On the statement, right there on the front page was a notice that I’d clearly ignored before. How could I ignore a sign that told me I could save an estimated £95.67 a year if I switched to a different tariff? When I looked into changing my tariff, I found that I could save a lot more than £95.67 over a year. In fact, my bill could be cut by £20 a month, or a massive £240 saving a year, just by switching tariffs.

I checked the costs of other providers through price comparison websites but my current provider was still offering the best tariffs for my savings so I did that. Switching tariffs can mean a big change to your terms and conditions, like entering a fixed price period with an early exit fee, so I made sure to check that I was happy with any changes. The whole process was really simple and took effect almost immediately.  

Insulate your home with a grant 

Next was to look into local schemes for insulation. I simply put 'home insulation grants' into a search engine and came across loads of results. I discovered that in the South East, the Green Deal Communities Fund offer a maximum value of £4,000 per property for the owner or landlord to put in insulation. However, any applicants must pay 25% of the cost themselves. There is limited funding available, so if you are thinking or pursuing this then act sooner rather than later.

We are now in the process of applying for the Green Deal funding and getting quotes for the work. There is likely to be green funding in your area through a similar initiative or your local council if you are inclined to go down this route.  

Has CJ saved with a smart meter?   

"Smart meters show you your usage in pounds and pence so you can easily see how much your energy is costing you," says TSB’s deputy editor CJ Montague. "You can choose to update your provider on your usage every 30 mins, hourly or daily. No more estimated bills."     

"I live in an old flat which is double glazed, but our previous flat wasn’t so we were used to paying £60 a month for gas and electric - which seems a lot for a one bed flat. When we moved in a year ago, I had no idea what difference double glazing would make, so although our provider recommended a direct debit of £30 a month, I opted to overspend and keep paying £60 a month to avoid any surprises. I work from home 1 or 2 days a week now, so I had anticipated that extra dual fuel spend.  

"Once you get over the shock of actually knowing in real money how much energy you use or waste, you’ll probably pop the unit in a drawer and forget about it, but you’ll likely still be saving money. Running the the washing machine, leaving the TV on standby, or leaving your mobile phone charger plugged in and not charging anything all add up.  
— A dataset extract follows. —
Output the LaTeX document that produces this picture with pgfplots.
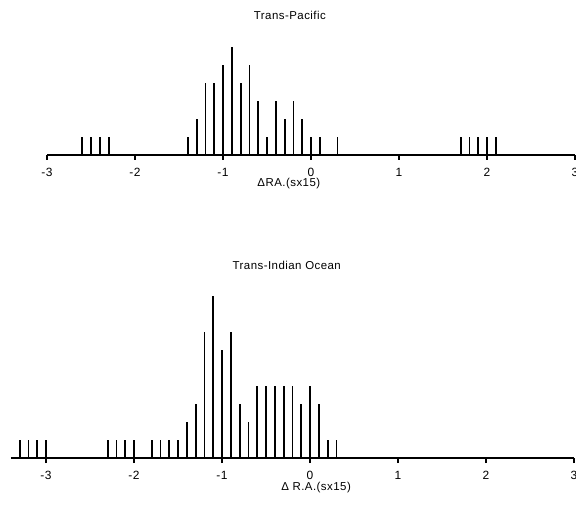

"We’ve only had the smart meters installed for a week, but the estimated cost for the month for gas and electric is around £40. That’s a £20 saving in winter - and a large part of that cost is central heating, so the saving should be even larger in summer. As we’ve been overpaying for a year, I'm also in credit by £209."     

Throwing money down the drain 

Is it possible to save by using less gas, electricity and water? The first thing we did was to set the thermostat at 1° lower to save an average £80 per year (£6.66 a month). In order to reduce our water spend, I compared the price of a bath vs a shower - to save money by showering, we'd have to shower for less than 7 minutes. It turns out that my weekly bubble bath isn’t as expensive as I thought.

We also watched videos to get ideas on how to use less energy, and have started switching our oven off 5 minutes before food is finished cooking, turning off the lights as we leave a room and unplugging our chargers when they’re not in use. All of these electric savings should help us to save an additional £85 a year (£7.08 per month).  

So with some small changes to our energy and water use and switching tariff, we’ve shaved £33.75 a month off our utility bills. This might not look like much but will add up to a saving of £405 a year. Plus we are still in the process of getting insulation fitted, so that could save even more money. On top of that, CJ expects to make a saving of £20 a month (£240 a year). It has been really painless and didn’t take much time at all for these gains.

I'm sure we can find a great use for the money we'll save. What savings could you make with these small changes?